Student Farmers elevate Student Farming in Iowa


Posted on Wednesday 22nd June 2022
Student Farming

Our GREENandSAVE Staff is pleased to inform our members and readers about organizations that are helping to promote sustainability. If you would like us to profile your organization please Contact Us.

Student Farmers is actively looking to recruit a student ambassador in Iowa, as well as farm mentors in Iowa that can help guide students. Overall, student farming is a great way to reduce the distance from farm to table and increase health for students as well as their parents.

Here is an overview on Student Farmers 

Student Farmers is a growing group of students who are committed to in-home and in-school sustainable farming as a means to promote physical fitness and environmental stewardship.

Our Mission: To improve health and nutrition education, combat the challenges of climate change, and support each other in generating some revenue to help pay for college.

Our Vision: To increase knowledge about the advantages of eating more heathy and locally grown vegetables across the range of high school and college age students. We also hope that many of the parents of the students will learn from their children’s engagement in our organization and adopt a diet with less processed foods to reduce the growing cost of healthcare. 
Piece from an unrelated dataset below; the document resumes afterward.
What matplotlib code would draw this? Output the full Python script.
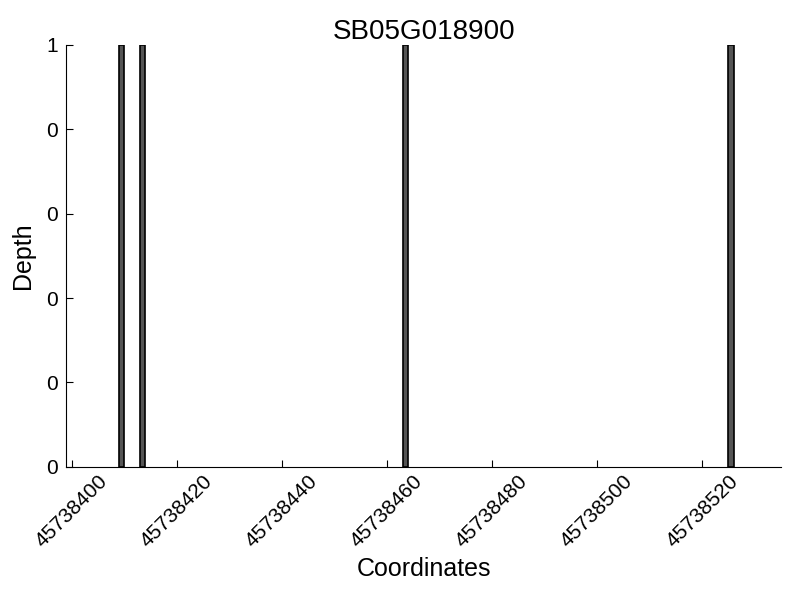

Here is an example of an agriculture education program in Iowa:

Iowa animal science student makes history

AMES, Iowa — Taylor Patterson doesn’t look like a grizzled veteran. And she doesn’t really think of herself as a pioneer or groundbreaker.

But looks can be deceiving. This 20-year-old college student is the first female infantry soldier in the Iowa National Guard.

As is the case with many groundbreakers, Patterson’s choice wasn’t really about being the first. And the reception wasn’t always one of congratulations.

While still in high school she began considering a military commitment.

“I decided I wanted to join the National Guard,” Patterson says.

Once that decision was made she talked to a recruiter, who encouraged her and explained some of the options available. When she told him she wanted to do infantry, he was a bit taken aback.

“He looked at me like I was crazy,” she says.

Her parents were also a bit surprised.

“They were both like, ‘Where did this come from?’” Patterson says. “They were pretty dumbfounded, but they supported me.”

The choice to join the guard was made while still a student at Ankeny High School. She graduated from AHS in 2020 and then took one semester of classes at Iowa State University, where she is majoring in animal science. In January 2021 she reported to basic training, where she spent the next 22 weeks training to be an infantry soldier. She then returned to Iowa State.

Right now she is taking classes, working part-time as a waitress and also at a university farm. At the moment she is considering the idea of eventually getting a master’s degree in agricultural education so she can be an agriculture teacher.

The choice to study and eventually teach agriculture was just as surprising as the one to commit six years to the Iowa National Guard. Patterson didn’t grow up on a farm, and her high school did not have an FFA program. But she had great-grandparents who farmed and she always enjoyed the time spent there.

In high school she played softball and was on the trap shooting team. But she always had an interest in agriculture.

In the meantime, she will continue to serve in the National Guard, spending one weekend a month at Camp Dodge and spending two weeks each summer training. Her parents, Justin and Cynthia Patterson, have learned to live with having a daughter in the infantry. And her little brother recently enlisted in the National Guard.

“Maybe he decided big sister couldn’t be tougher than him,” she jokes.

But Patterson can’t resist adding that she’s the one in the infantry.